As retailers come and go in Hong Kong it is all too easy to become desensitised to the ever changing product scene - luxury clothes lead into jewellery, jewellery leads into shoes, shoes lead into electronics, and electronics lead back into clothes. Places that change hands as much as these never leave any trace of their former tenants, besides cracked paint or carpet stains perhaps. Stray out of the skyscrapers and bustle of the city however, and the shops and streets tell a very different story.
Shops long abandoned by their owners, as they await for tenants that never come; signs that crumble and flicker as they wait for customers; shopkeepers who show up for work because they simply know no else.
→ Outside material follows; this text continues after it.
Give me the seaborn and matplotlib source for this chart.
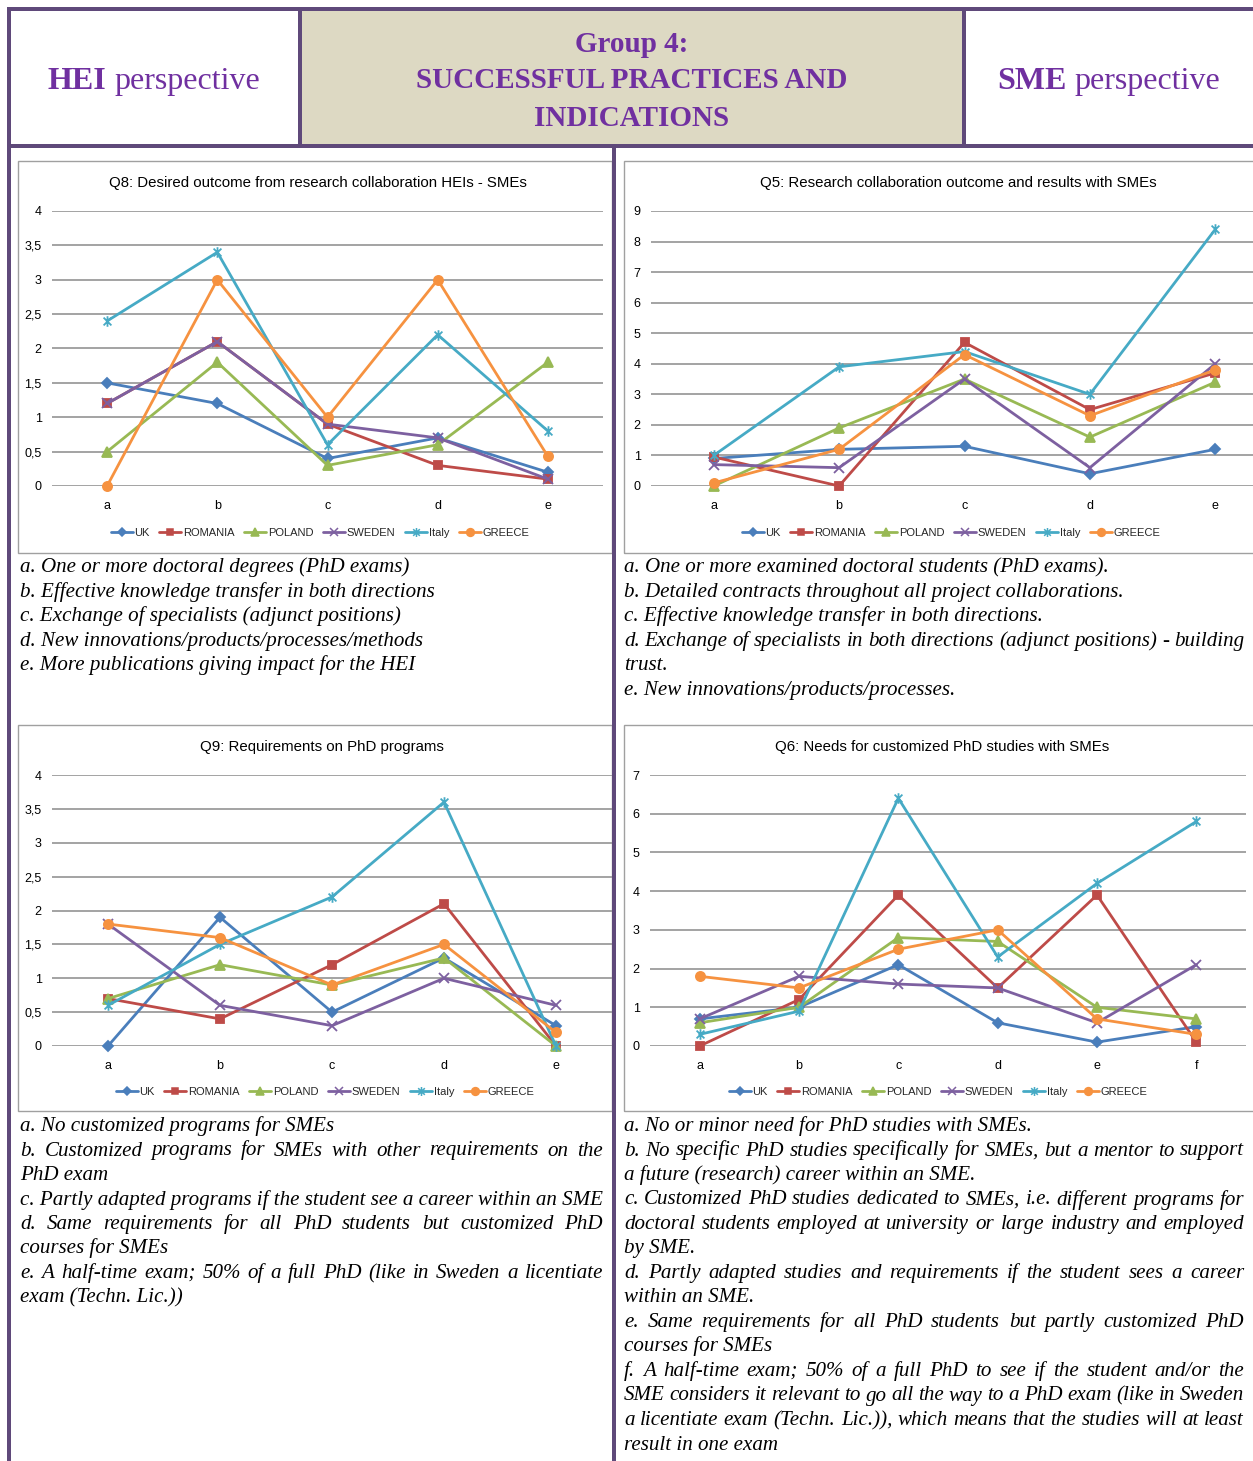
import numpy as np
import matplotlib
matplotlib.use("Agg")
import matplotlib.pyplot as plt
from matplotlib.patches import Rectangle
from matplotlib.lines import Line2D
from matplotlib.path import Path
from matplotlib.font_manager import FontProperties
import seaborn as sns

# ---------------- data ----------------
countries = ["UK", "ROMANIA", "POLAND", "SWEDEN", "Italy", "GREECE"]

# Q8 (HEI): desired outcome from research collaboration
q8_items = ["a", "b", "c", "d", "e"]
q8_uk = [1.5, 1.2, 0.4, 0.7, 0.2]
q8_romania = [1.2, 2.1, 0.9, 0.3, 0.1]
q8_poland = [0.5, 1.8, 0.3, 0.6, 1.8]
q8_sweden = [1.2, 2.1, 0.9, 0.7, 0.1]
q8_italy = [2.4, 3.4, 0.6, 2.2, 0.8]
q8_greece = [0.0, 3.0, 1.0, 3.0, 0.43]

# Q5 (SME): research collaboration outcome and results
q5_items = ["a", "b", "c", "d", "e"]
q5_uk = [0.9, 1.2, 1.3, 0.4, 1.2]
q5_romania = [0.95, 0.0, 4.7, 2.5, 3.7]
q5_poland = [0.0, 1.9, 3.5, 1.6, 3.4]
q5_sweden = [0.7, 0.6, 3.5, 0.6, 4.0]
q5_italy = [1.0, 3.9, 4.4, 3.0, 8.4]
q5_greece = [0.1, 1.2, 4.3, 2.3, 3.8]

# Q9 (HEI): requirements on PhD programs
q9_items = ["a", "b", "c", "d", "e"]
q9_uk = [0.0, 1.9, 0.5, 1.3, 0.3]
q9_romania = [0.7, 0.4, 1.2, 2.1, 0.0]
q9_poland = [0.7, 1.2, 0.9, 1.3, 0.0]
q9_sweden = [1.8, 0.6, 0.3, 1.0, 0.6]
q9_italy = [0.6, 1.5, 2.2, 3.6, 0.0]
q9_greece = [1.8, 1.6, 0.9, 1.5, 0.2]

# Q6 (SME): needs for customized PhD studies
q6_items = ["a", "b", "c", "d", "e", "f"]
q6_uk = [0.7, 1.0, 2.1, 0.6, 0.1, 0.5]
q6_romania = [0.0, 1.2, 3.9, 1.5, 3.9, 0.1]
q6_poland = [0.6, 1.0, 2.8, 2.7, 1.0, 0.7]
q6_sweden = [0.7, 1.8, 1.6, 1.5, 0.6, 2.1]
q6_italy = [0.3, 0.9, 6.4, 2.3, 4.2, 5.8]
q6_greece = [1.8, 1.5, 2.5, 3.0, 0.7, 0.3]

q8_title = "Q8: Desired outcome from research collaboration HEIs - SMEs"
q5_title = "Q5: Research collaboration outcome and results with SMEs"
q9_title = "Q9: Requirements on PhD programs"
q6_title = "Q6: Needs for customized PhD studies with SMEs"

header_left = ("HEI", "perspective")
header_right = ("SME", "perspective")
header_center = ["Group 4:", "SUCCESSFUL PRACTICES AND", "INDICATIONS"]

q8_notes = [
    ["a. One or more doctoral degrees (PhD exams)"],
    ["b. Effective knowledge transfer in both directions"],
    ["c. Exchange of specialists (adjunct positions)"],
    ["d. New innovations/products/processes/methods"],
    ["e. More publications giving impact for the HEI"],
]
q5_notes = [
    ["a. One or more examined doctoral students (PhD exams)."],
    ["b. Detailed contracts throughout all project collaborations."],
    ["c. Effective knowledge transfer in both directions."],
    ["d. Exchange of specialists in both directions (adjunct positions) - building",
     "trust."],
    ["e. New innovations/products/processes."],
]
q9_notes = [
    ["a. No customized programs for SMEs"],
    ["b. Customized programs for SMEs with other requirements on the",
     "PhD exam"],
    ["c. Partly adapted programs if the student see a career within an SME"],
    ["d. Same requirements for all PhD students but customized PhD",
     "courses for SMEs"],
    ["e. A half-time exam; 50% of a full PhD (like in Sweden a licentiate",
     "exam (Techn. Lic.))"],
]
q6_notes = [
    ["a. No or minor need for PhD studies with SMEs."],
    ["b. No specific PhD studies specifically for SMEs, but a mentor to support",
     "a future (research) career within an SME."],
    ["c. Customized PhD studies dedicated to SMEs, i.e. different programs for",
     "doctoral students employed at university or large industry and employed",
     "by SME."],
    ["d. Partly adapted studies and requirements if the student sees a career",
     "within an SME."],
    ["e. Same requirements for all PhD students but partly customized PhD",
     "courses for SMEs"],
    ["f. A half-time exam; 50% of a full PhD to see if the student and/or the",
     "SME considers it relevant to go all the way to a PhD exam (like in Sweden",
     "a licentiate exam (Techn. Lic.)), which means that the studies will at least",
     "result in one exam"],
]

# ---------------- style ----------------
sns.set_style("white")
chart_font = ["Liberation Sans Narrow", "Liberation Sans", "DejaVu Sans"]
plt.rcParams["font.family"] = chart_font

W, H = 1253, 1461
DPI = 100
PURPLE_LINE = "#5f497a"
PURPLE_TEXT = "#7030a0"
BEIGE = "#ddd9c3"
BOX_GREY = "#a0a0a0"
GRID_GREY = "#8a8a8a"

colors = {"UK": "#4a7ebb", "ROMANIA": "#be4b48", "POLAND": "#98b954",
          "SWEDEN": "#7d60a0", "Italy": "#46aac5", "GREECE": "#f69240"}
star = Path([(-1, -1), (1, 1), (-1, 1), (1, -1), (0, -1.35), (0, 1.35)],
            [Path.MOVETO, Path.LINETO] * 3)
markers = {"UK": "D", "ROMANIA": "s", "POLAND": "^", "SWEDEN": "x",
           "Italy": star, "GREECE": "o"}
msizes = {"UK": 5.2, "ROMANIA": 5.8, "POLAND": 6.6, "SWEDEN": 6.6,
          "Italy": 7.6, "GREECE": 6.6}

fig = plt.figure(figsize=(W / DPI, H / DPI), dpi=DPI)
fig.patch.set_facecolor("white")
renderer = fig.canvas.get_renderer()


def fx(x):
    return x / W


def fy(y):
    return 1 - y / H


def rect_px(x0, y0, x1, y1, face="none", edge="none", lw=0, z=1):
    fig.add_artist(Rectangle((fx(x0), fy(y1)), (x1 - x0) / W, (y1 - y0) / H,
                             transform=fig.transFigure, facecolor=face,
                             edgecolor=edge, linewidth=lw, zorder=z))


def text_width(s, prop):
    w, _, _ = renderer.get_text_width_height_descent(s, prop, ismath=False)
    return w


# ---------------- frame of the table ----------------
rect_px(302, 11, 962, 144, face=BEIGE, z=0)
for (x0, y0, x1, y1) in [(7, 7, 1253, 11), (7, 144, 1253, 148), (7, 7, 11, 1461),
                         (298, 7, 302, 148), (962, 7, 966, 148), (612, 144, 616, 1461)]:
    rect_px(x0, y0, x1, y1, face=PURPLE_LINE, z=10)

# chart boxes
for (x0, y0, x1, y1) in [(18, 161, 612, 553), (624, 161, 1300, 553),
                         (18, 725, 612, 1111), (624, 725, 1300, 1111)]:
    rect_px(x0, y0, x1, y1, edge=BOX_GREY, lw=1.0, z=2)

# ---------------- header ----------------
serif = ["Liberation Serif", "DejaVu Serif"]
side_bold = FontProperties(family=serif, weight="bold", size=23)
side_reg = FontProperties(family=serif, weight="normal", size=23)
center_bold = FontProperties(family=serif, weight="bold", size=21)


def header_pair(cx, cy, pair):
    b, r = pair
    wb = text_width(b, side_bold)
    ws = text_width(" ", side_reg)
    wr = text_width(r, side_reg)
    x0 = cx - (wb + ws + wr) / 2
    fig.text(fx(x0), fy(cy), b, fontproperties=side_bold, color=PURPLE_TEXT,
             ha="left", va="center_baseline", zorder=11)
    fig.text(fx(x0 + wb + ws), fy(cy), r, fontproperties=side_reg,
             color=PURPLE_TEXT, ha="left", va="center_baseline", zorder=11)


header_pair(154, 78, header_left)
header_pair(1109, 78, header_right)
for i, line in enumerate(header_center):
    fig.text(fx(632), fy(41 + i * 37), line, fontproperties=center_bold,
             color=PURPLE_TEXT, ha="center", va="center_baseline", zorder=11)


# ---------------- charts ----------------
def draw_chart(box, items, series, ymax, ystep, comma, title, title_xy, legend_xy):
    l, t, r, b = box
    ax = fig.add_axes([fx(l), fy(b), (r - l) / W, (b - t) / H])
    ax.set_facecolor("none")
    x = np.arange(len(items))
    for name in countries:
        c = colors[name]
        sns.lineplot(x=x, y=series[name], ax=ax, color=c, marker=markers[name],
                     markersize=msizes[name], mec=c, mfc=c, mew=1.3, lw=2.0,
                     clip_on=False, legend=False, zorder=3)
    ax.set_xlim(-0.5, len(items) - 0.5)
    ax.set_ylim(0, ymax)
    ticks = np.arange(0, ymax + 1e-9, ystep)
    if comma:
        labels = [("%g" % v).replace(".", ",") for v in ticks]
    else:
        labels = ["%d" % v for v in ticks]
    ax.set_yticks(ticks, labels)
    ax.set_xticks(x, items)
    ax.grid(axis="y", color=GRID_GREY, lw=1.1)
    ax.grid(axis="x", visible=False)
    ax.set_axisbelow(True)
    for s in ax.spines.values():
        s.set_visible(False)
    ax.tick_params(axis="both", length=0, labelsize=9.0, colors="black")
    ax.tick_params(axis="y", pad=7.5)
    ax.tick_params(axis="x", pad=10)
    ax.set_xlabel("")
    ax.set_ylabel("")
    fig.text(fx(title_xy[0]), fy(title_xy[1]), title, ha="center", va="center",
             fontsize=10.8, color="black")
    handles = [Line2D([], [], color=colors[n], marker=markers[n],
                      markersize=msizes[n] * 0.85, mec=colors[n], mfc=colors[n],
                      mew=1.1, lw=2.0) for n in countries]
    fig.legend(handles, countries, loc="center",
               bbox_to_anchor=(fx(legend_xy[0]), fy(legend_xy[1])),
               bbox_transform=fig.transFigure, ncol=6, frameon=False,
               fontsize=8, handlelength=2.0, handletextpad=0.15,
               columnspacing=0.85, borderpad=0)
    return ax


draw_chart((52, 211, 603, 486), q8_items,
           dict(zip(countries, [q8_uk, q8_romania, q8_poland, q8_sweden, q8_italy, q8_greece])),
           4, 0.5, True, q8_title, (318, 183), (320, 533))
draw_chart((651, 211, 1278, 486), q5_items,
           dict(zip(countries, [q5_uk, q5_romania, q5_poland, q5_sweden, q5_italy, q5_greece])),
           9, 1, False, q5_title, (958, 183), (951, 533))
draw_chart((52, 775, 612, 1046), q9_items,
           dict(zip(countries, [q9_uk, q9_romania, q9_poland, q9_sweden, q9_italy, q9_greece])),
           4, 0.5, True, q9_title, (322, 747), (325, 1092))
draw_chart((650, 775, 1246, 1046), q6_items,
           dict(zip(countries, [q6_uk, q6_romania, q6_poland, q6_sweden, q6_italy, q6_greece])),
           7, 1, False, q6_title, (942, 747), (938, 1092))

# ---------------- notes under the charts ----------------
note_font = FontProperties(family=serif, style="italic", size=15.1)
LINE_STEP = 24.5


def draw_notes(paras, x0, x1, y_base):
    y = y_base
    space_w = text_width(" ", note_font)
    for para in paras:
        for k, line in enumerate(para):
            last = k == len(para) - 1
            words = line.split(" ")
            if last or len(words) < 2:
                fig.text(fx(x0), fy(y), line, fontproperties=note_font,
                         ha="left", va="baseline", color="black", zorder=5)
            else:
                widths = [text_width(wd, note_font) for wd in words]
                gap = (x1 - x0 - sum(widths)) / (len(words) - 1)
                gap = max(gap, 0.6 * space_w)
                xc = x0
                for wd, ww in zip(words, widths):
                    fig.text(fx(xc), fy(y), wd, fontproperties=note_font,
                             ha="left", va="baseline", color="black", zorder=5)
                    xc += ww + gap
            y += LINE_STEP


draw_notes(q8_notes, 20, 603, 572)
draw_notes(q5_notes, 624, 1244, 572)
draw_notes(q9_notes, 20, 603, 1131)
draw_notes(q6_notes, 624, 1244, 1131)

fig.savefig("out.png", dpi=DPI, facecolor="white")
The further out of the city you go, life slows, as does retail and business. Slow business creates a beautiful thing in itself, where heritage and history are quite literally embodied by the store. Slow business here doesn't necessarily mean not meeting targets or anything, more that the attitude and operation simply operates at a slower pace, unbound by the shackles of expensive shopping centres and fast retail.
Scarier still, sometimes there is simply no way to tell - could this fish sign be relegated to the wear and tear wind and rain, destined never to glow again? Or is it a true artefact of generations, a monument to the habit and resilience of those who light it every day? Only time will tell.
Boxes of seafood related things line a window, how old are they?